Voir supra, Introduction, p. 15-16.

864.

Voir supra, Partie I (« La parole empêchée »), p. 51-52.

865.

Dans « Le radiateur parabolique » en 1942 (P, I, 735) ; dans « Texte sur l’électricité » en 1954 : « Nos formes de penser, nos figures de rhétorique, en effet, datent d’Euclide : ellipses, hyperboles, paraboles sont aussi des figures de cette géométrie » (L, I, 499).

866.

Ainsi, dans les Entretiens avec Philippe Sollers : « l’homme a vécu, dans la civilisation occidentale, depuis deux, trois millénaires, sur des figures de rhétorique qui sont les mêmes que les figures de géométrie » (EPS, 95).

867.

A la liste présentée plus haut, l’on peut ajouter, si l’on prend en compte l’ensemble de la séquence versifiée (ibid., pp. 340-342), les mots suivants : « paragraphe, pourquoi, précieux, reprend, s’y précipitèrent, promeneurs, procèdent, perdition, parvenus, prières, prosternation, » (340-341), puis toute la strophe « crase de paratus ….pré, paré, pré, près, prêt » (341), enfin « participe, par excellence, préfixe des préfixes, présent, perpétuité, prononcer » (342).

868.

Le pro de « prose », qui apparaît dans « l’éminemment prosaïque (…) séquence de clavecin solo » (ibid.,500) et « Petite prose de la gnature des prés » (ibid., 503, je souligne), appartient sans doute à ce paradigme.
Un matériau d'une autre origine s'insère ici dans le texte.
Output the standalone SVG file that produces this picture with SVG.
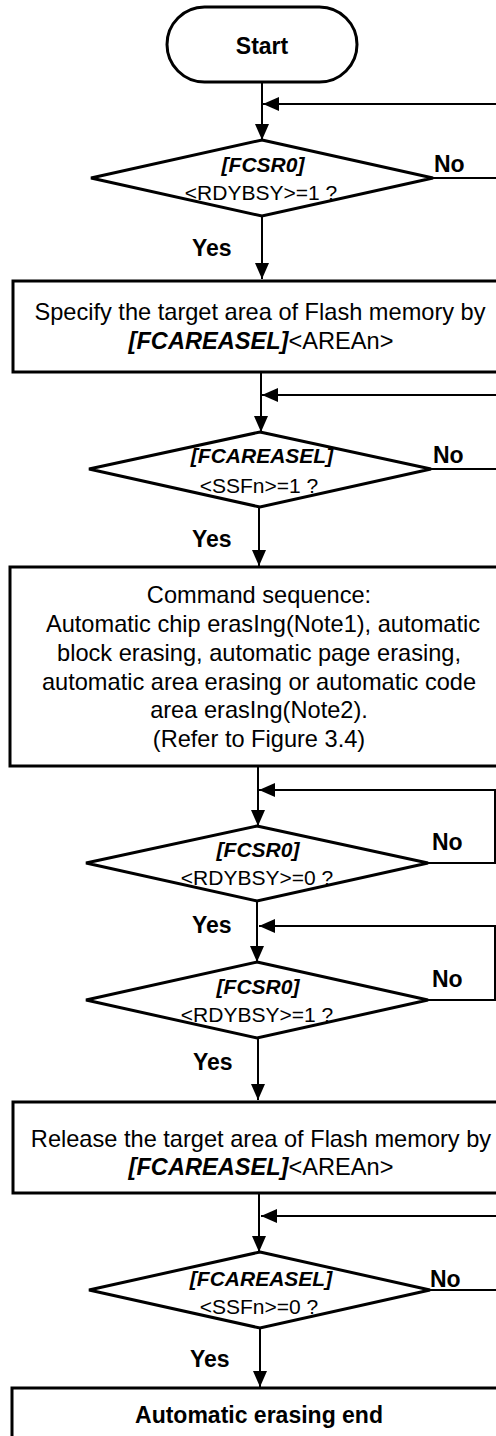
<svg xmlns="http://www.w3.org/2000/svg" width="496" height="1436" viewBox="0 0 496 1436">
<style>
.shape{fill:#fff;stroke:#000;stroke-width:3;stroke-linejoin:miter}
.conn{fill:none;stroke:#000;stroke-width:2}
.t{font-family:"Liberation Sans",Arial,sans-serif;fill:#000}
.box{font-size:23.6px;text-anchor:middle}
.dia{font-size:21px;text-anchor:middle}
.bi{font-weight:bold;font-style:italic}
.lbl{font-size:23px;font-weight:bold}
</style>
<defs>
<marker id="arr" markerUnits="userSpaceOnUse" markerWidth="16" markerHeight="16" refX="16" refY="8" orient="auto">
<path d="M0,1 L16,8 L0,15 z" fill="#000"/>
</marker>
</defs>
<rect width="496" height="1436" fill="#fff"/>
<g id="connectors">
<path class="conn" d="M262,82 V140" marker-end="url(#arr)"/>
<path class="conn" d="M433,178 H512 V104 H263" marker-end="url(#arr)"/>
<path class="conn" d="M262,216 V279" marker-end="url(#arr)"/>
<path class="conn" d="M261,372 V432" marker-end="url(#arr)"/>
<path class="conn" d="M430,469 H512 V395 H262" marker-end="url(#arr)"/>
<path class="conn" d="M259,507 V566" marker-end="url(#arr)"/>
<path class="conn" d="M258,766 V826" marker-end="url(#arr)"/>
<path class="conn" d="M428,863 H495 V790 H259" marker-end="url(#arr)"/>
<path class="conn" d="M257,901 V962" marker-end="url(#arr)"/>
<path class="conn" d="M428,1000 H495 V926 H259" marker-end="url(#arr)"/>
<path class="conn" d="M258,1038 V1100" marker-end="url(#arr)"/>
<path class="conn" d="M259,1193 V1252" marker-end="url(#arr)"/>
<path class="conn" d="M430,1290 H512 V1216 H261" marker-end="url(#arr)"/>
<path class="conn" d="M260,1328 V1387" marker-end="url(#arr)"/>
</g>
<g id="start">
<rect class="shape" x="167" y="7" width="190" height="75" rx="37.5"/>
<text class="t lbl" x="262" y="54" text-anchor="middle">Start</text>
</g>
<g id="dec1">
<polygon class="shape" points="262,140 433,178 262,216 91,178"/>
<text class="t dia bi" x="263" y="172">[FCSR0]</text>
<text class="t dia" x="261" y="200">&lt;RDYBSY&gt;=1 ?</text>
<text class="t lbl" x="434" y="172">No</text>
<text class="t lbl" x="192" y="256">Yes</text>
</g>
<g id="box1">
<rect class="shape" x="13" y="281" width="520" height="91"/>
<text class="t box" x="260" y="320">Specify the target area of Flash memory by</text>
<text class="t box" x="261" y="349"><tspan class="bi">[FCAREASEL]</tspan>&lt;AREAn&gt;</text>
</g>
<g id="dec2">
<polygon class="shape" points="260,432 431,469 260,507 89,469"/>
<text class="t dia bi" x="262" y="463">[FCAREASEL]</text>
<text class="t dia" x="259" y="493">&lt;SSFn&gt;=1 ?</text>
<text class="t lbl" x="433" y="463">No</text>
<text class="t lbl" x="192" y="547">Yes</text>
</g>
<g id="box2">
<rect class="shape" x="10" y="567" width="520" height="199"/>
<text class="t box" x="259" y="603">Command sequence:</text>
<text class="t box" x="263" y="632">Automatic chip erasIng(Note1), automatic</text>
<text class="t box" x="259" y="661">block erasing, automatic page erasing,</text>
<text class="t box" x="259" y="690">automatic area erasing or automatic code</text>
<text class="t box" x="259" y="718">area erasIng(Note2).</text>
<text class="t box" x="259" y="747">(Refer to Figure 3.4)</text>
</g>
<g id="dec3">
<polygon class="shape" points="257,826 428,863 257,901 86,863"/>
<text class="t dia bi" x="258" y="857">[FCSR0]</text>
<text class="t dia" x="257" y="885">&lt;RDYBSY&gt;=0 ?</text>
<text class="t lbl" x="432" y="850">No</text>
<text class="t lbl" x="192" y="933">Yes</text>
</g>
<g id="dec4">
<polygon class="shape" points="257,962 428,1000 257,1038 86,1000"/>
<text class="t dia bi" x="258" y="994">[FCSR0]</text>
<text class="t dia" x="257" y="1022">&lt;RDYBSY&gt;=1 ?</text>
<text class="t lbl" x="432" y="987">No</text>
<text class="t lbl" x="193" y="1070">Yes</text>
</g>
<g id="box3">
<rect class="shape" x="13" y="1102" width="520" height="91"/>
<text class="t box" x="261" y="1147">Release the target area of Flash memory by</text>
<text class="t box" x="261" y="1175"><tspan class="bi">[FCAREASEL]</tspan>&lt;AREAn&gt;</text>
</g>
<g id="dec5">
<polygon class="shape" points="260,1252 430,1290 260,1328 89,1290"/>
<text class="t dia bi" x="261" y="1286">[FCAREASEL]</text>
<text class="t dia" x="259" y="1314">&lt;SSFn&gt;=0 ?</text>
<text class="t lbl" x="430" y="1287">No</text>
<text class="t lbl" x="190" y="1367">Yes</text>
</g>
<g id="end">
<rect class="shape" x="12" y="1388" width="520" height="100"/>
<text class="t lbl" x="259" y="1423" text-anchor="middle">Automatic erasing end</text>
</g>
</svg>
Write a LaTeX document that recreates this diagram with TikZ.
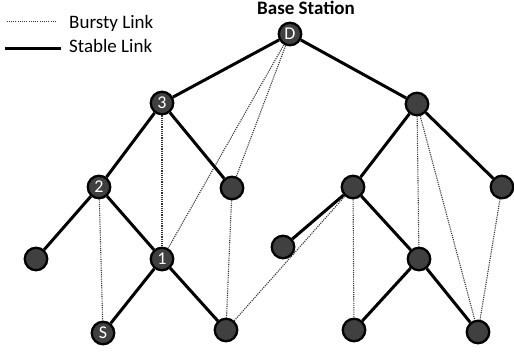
\documentclass[tikz,border=0pt]{standalone}
\usepackage{fontspec}
\setmainfont{Carlito}
\begin{document}
\begin{tikzpicture}[x=1pt,y=-1pt,
  nd/.style={circle,draw=black,fill=black!75,line width=2.3pt,minimum size=22.5pt,inner sep=0pt,text=white,font=\fontsize{18}{18}\selectfont},
  stable/.style={line width=3pt,black},
  bursty/.style={line width=1.1pt,black!80,dash pattern=on 1.1pt off 1.1pt},
  lbl/.style={font=\fontsize{19}{19}\selectfont,anchor=base west,inner sep=0pt}]
\useasboundingbox (0,0) rectangle (514,351);
% nodes
\node[nd] (D) at (290,34) {D};
\node[nd] (n3) at (162,103) {3};
\node[nd] (R) at (417,104) {};
\node[nd] (n2) at (99,187) {2};
\node[nd] (na) at (232,188) {};
\node[nd] (rL) at (353,187) {};
\node[nd] (rR) at (502,187) {};
\node[nd] (L3) at (36,259) {};
\node[nd] (n1) at (162,259) {1};
\node[nd] (rl) at (283,247) {};
\node[nd] (r3) at (419,259) {};
\node[nd] (S) at (103,333) {S};
\node[nd] (bm) at (226,330) {};
\node[nd] (b1) at (354,330) {};
\node[nd] (b2) at (478,332) {};
\node[font=\bfseries\fontsize{19}{19}\selectfont,inner sep=0pt,anchor=base] (bs) at (306,14) {Base Station};
% legend
\coordinate (lb1) at (6.5,21.7);
\coordinate (lb2) at (57,21.7);
\coordinate (ls1) at (5,48);
\coordinate (ls2) at (61,48);
\node[lbl] (tb) at (69,28.5) {Bursty Link};
\node[lbl] (ts) at (69,52.5) {Stable Link};
\draw[bursty] (lb1) -- (lb2);
\draw[stable] (ls1) -- (ls2);
% bursty links
\draw[bursty] (D) -- (n1);
\draw[bursty] (D) -- (na);
\draw[bursty] (n3) -- (n1);
\draw[bursty] (n2) -- (S);
\draw[bursty] (na) -- (bm);
\draw[bursty] (bm) -- (rL);
\draw[bursty] (rL) -- (b1);
\draw[bursty] (R) -- (r3);
\draw[bursty] (R) -- (b2);
\draw[bursty] (rR) -- (b2);
% stable links
\draw[stable] (D) -- (n3);
\draw[stable] (D) -- (R);
\draw[stable] (n3) -- (n2);
\draw[stable] (n3) -- (na);
\draw[stable] (n2) -- (L3);
\draw[stable] (n2) -- (n1);
\draw[stable] (n1) -- (S);
\draw[stable] (n1) -- (bm);
\draw[stable] (R) -- (rL);
\draw[stable] (R) -- (rR);
\draw[stable] (rL) -- (rl);
\draw[stable] (rL) -- (r3);
\draw[stable] (r3) -- (b1);
\draw[stable] (r3) -- (b2);
\end{tikzpicture}
\end{document}
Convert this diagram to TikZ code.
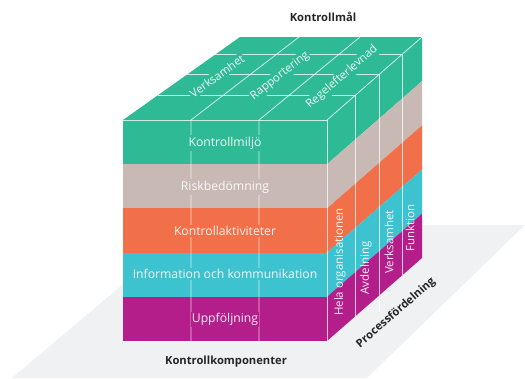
\documentclass[tikz,border=0pt]{standalone}
\usepackage{fontspec}
\setmainfont{Open Sans}
\usetikzlibrary{positioning}

\definecolor{miljo}{HTML}{2EBA94}
\definecolor{risk}{HTML}{C9B9B5}
\definecolor{aktiv}{HTML}{F27049}
\definecolor{info}{HTML}{3DC2CF}
\definecolor{uppf}{HTML}{B41E8A}
\definecolor{golv}{HTML}{F0F1F3}
\definecolor{rubrik}{HTML}{262626}

\begin{document}
\begin{tikzpicture}[x=1pt, y=-1pt,
    grid/.style={draw=white, draw opacity=0.75, line width=0.8pt},
    lbl/.style={text=white, text opacity=0.92, font=\fontsize{11.5}{13}\selectfont, inner xsep=1pt, inner ysep=1.5pt},
    band/.style={lbl, font=\fontsize{12.2}{14}\selectfont},
    title/.style={text=rubrik, font=\fontsize{11.2}{13}\bfseries\selectfont}]
    \useasboundingbox (0,0) rectangle (525,378);

    % Floor
    \fill[golv] (12,378) -- (193,225) -- (525,225) -- (367,378) -- cycle;

    % Front and side bands
    \foreach \c [count=\i from 0] in {miljo,risk,aktiv,info,uppf} {
        \fill[\c] (123,120+44.2*\i) rectangle (327,164.2+44.2*\i);
        \fill[\c] (327,120+44.2*\i) -- (422,37+44.2*\i) -- (422,81.2+44.2*\i) -- (327,164.2+44.2*\i) -- cycle;
    }

    % Top
    \fill[miljo] (123,120) -- (327,120) -- (422,37) -- (240,37) -- cycle;

    % Grid lines
    \draw[grid] (123,120) -- (327,120) -- (327,341);
    \draw[grid] (327,120) -- (422,37);
    \draw[grid] (191,341) -- (191,120) -- (299,37);
    \draw[grid] (259,341) -- (259,120) -- (360,37);
    \draw[grid] (157.5,95.5) -- (355,95.5) -- (355,316.5);
    \draw[grid] (187,74.6) -- (379,74.6) -- (379,312);
    \draw[grid] (215.4,54.4) -- (402,54.4) -- (402,275.4);

    % Kontrollkomponenter
    \node[band, fill=miljo] (miljo) at (225,143) {Kontrollmiljö};
    \node[band, fill=risk] (risk) at (225,187) {Riskbedömning};
    \node[band, fill=aktiv] (aktiv) at (225,231) {Kontrollaktiviteter};
    \node[band, fill=info] (info) at (225,274) {Information och kommunikation};
    \node[band, fill=uppf] (uppf) at (225,319.5) {Uppföljning};

    % Kontrollmal
    \node[lbl, fill=miljo, rotate=36] (verks) at (217,76) {Verksamhet};
    \node[lbl, fill=miljo, rotate=38] (rapp) at (280,76) {Rapportering};
    \node[lbl, fill=miljo, rotate=41] (regel) at (342,77) {Regelefterlevnad};

    % Processfordelning
    \node[lbl, rotate=90] (hela) at (340,262) {Hela organisationen};
    \node[lbl, rotate=90] (avd) at (366,268) {Avdelning};
    \node[lbl, rotate=90] (verksamhet) at (389,242) {Verksamhet};
    \node[lbl, rotate=90] (funk) at (410,228) {Funktion};

    % Titles
    \node[title] (mal) at (323,17) {Kontrollmål};
    \node[title] (komp) at (226,362) {Kontrollkomponenter};
    \node[title, rotate=41] (proc) at (396,313) {Processfördelning};
\end{tikzpicture}
\end{document}
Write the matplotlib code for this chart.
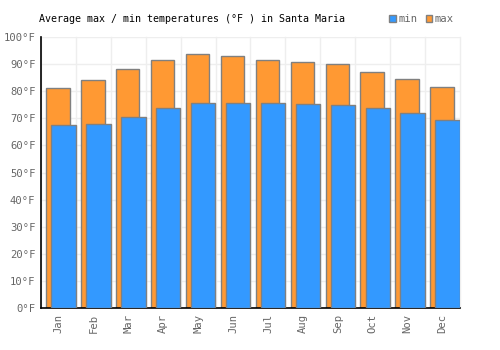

A l’appui de cette hypothèse, cette déclaration : « La nature aussi nous le rappelle, contre les impostures de la poésie. / Il n’y avait point d’imposture dans la nomination originelle » (ibid., 497-498) ; et encore : « La perfection est une platitude » (ibid., 500). Le choix du « prosaïque » est constitutif d’un exercice de la parole libre de toute imposture.